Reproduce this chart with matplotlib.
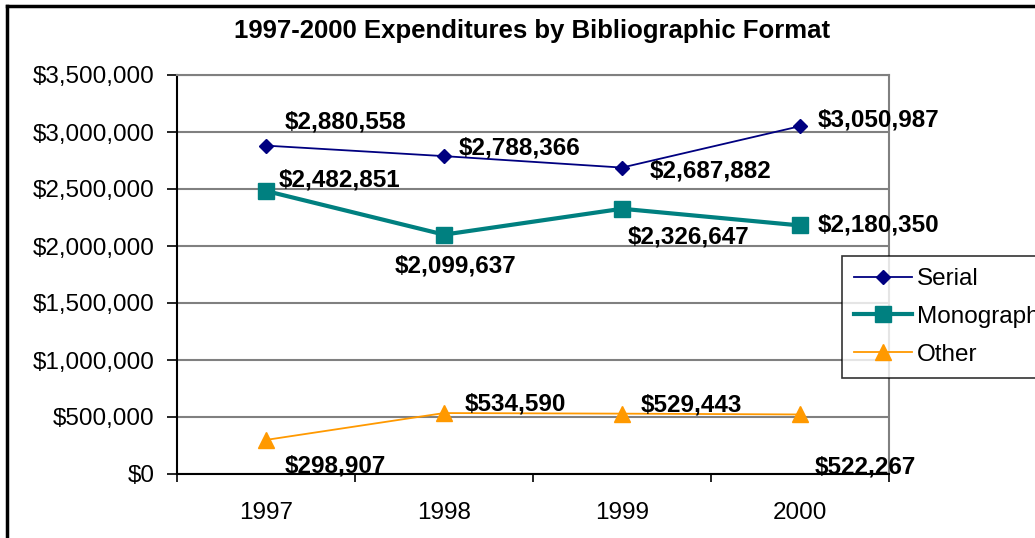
import matplotlib
matplotlib.use("Agg")
import matplotlib.pyplot as plt
from matplotlib.lines import Line2D
from matplotlib.ticker import FuncFormatter, MultipleLocator

plt.rcParams['font.family'] = ['Liberation Sans', 'DejaVu Sans']

# data
years = ['1997', '1998', '1999', '2000']
serial = [2880558, 2788366, 2687882, 3050987]
monograph = [2482851, 2099637, 2326647, 2180350]
other = [298907, 534590, 529443, 522267]

# label offsets in pixels (dx, dy) for each point
serial_off = [(19, 24), (15, 8), (28, -3), (18, 6)]
mono_off = [(13, 11), (-49, -31), (6, -28), (18, 0)]
other_off = [(19, -26), (21, 9), (19, 9), (15, -53)]

fig = plt.figure(figsize=(10.35, 5.38), dpi=100)
ax = fig.add_axes([177 / 1035, 1 - 474 / 538, (889 - 177) / 1035, (474 - 75) / 538])

x = range(len(years))
ax.plot(x, serial, color='#000080', lw=1.3, marker='D', ms=7, label='Serial', zorder=3)
ax.plot(x, monograph, color='#008080', lw=3, marker='s', ms=11, label='Monograph', zorder=3)
ax.plot(x, other, color='#FF9900', lw=1.3, marker='^', ms=12, label='Other', zorder=3)

for vals, offs in ((serial, serial_off), (monograph, mono_off), (other, other_off)):
    for i, (v, o) in enumerate(zip(vals, offs)):
        ax.annotate(f'${v:,.0f}', (i, v), xytext=o, textcoords='offset pixels',
                    ha='left', va='center', fontsize=17.5, fontweight='bold', zorder=4)

ax.set_xlim(-0.5, 3.5)
ax.set_ylim(0, 3500000)
ax.yaxis.set_major_locator(MultipleLocator(500000))
ax.yaxis.set_major_formatter(FuncFormatter(lambda v, p: f'${v:,.0f}'))
ax.set_xticks(list(x))
ax.set_xticklabels(years)
ax.set_xticks([-0.5, 0.5, 1.5, 2.5, 3.5], minor=True)
ax.tick_params(axis='x', which='major', length=0, pad=20, labelsize=17.5)
ax.tick_params(axis='x', which='minor', length=6, width=1.2, direction='out')
ax.tick_params(axis='y', length=7, width=1.2, direction='out', pad=9, labelsize=17.5)

ax.grid(axis='y', color='#808080', lw=1.5)
ax.set_axisbelow(True)
for s in ('top', 'right'):
    ax.spines[s].set_color('#808080')
    ax.spines[s].set_linewidth(1.5)
for s in ('left', 'bottom'):
    ax.spines[s].set_color('black')
    ax.spines[s].set_linewidth(1.5)

fig.text(532 / 1035, 1 - 31 / 538, '1997-2000 Expenditures by Bibliographic Format',
         ha='center', va='center', fontsize=18.5, fontweight='bold')

leg = fig.legend(loc='upper left', bbox_to_anchor=(842 / 1035, 1 - 256 / 538),
                 fontsize=17.5, frameon=True, fancybox=False, edgecolor='black',
                 borderpad=0.5, labelspacing=0.65, handlelength=2.4, handletextpad=0.2,
                 borderaxespad=0)
leg.get_frame().set_linewidth(1.2)

# outer chart border (left and top visible)
fig.add_artist(Line2D([7 / 1035, 7 / 1035], [0, 1 - 6 / 538], color='black', lw=2.5))
fig.add_artist(Line2D([7 / 1035, 1], [1 - 6 / 538, 1 - 6 / 538], color='black', lw=2.5))

fig.savefig('out.png', dpi=100)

----------------

### INSTRUCTIONS TO FOLLOW
Repeat only what lies between the start of the data and the end of the line containing "plt.rcParams['font.family'] = ['Liberation", exactly, with pictures left out.

### OUTPUT FOR THIS TASK
Reproduce this chart with matplotlib.
import matplotlib
matplotlib.use("Agg")
import matplotlib.pyplot as plt
from matplotlib.lines import Line2D
from matplotlib.ticker import FuncFormatter, MultipleLocator

plt.rcParams['font.family'] = ['Liberation Sans', 'DejaVu Sans']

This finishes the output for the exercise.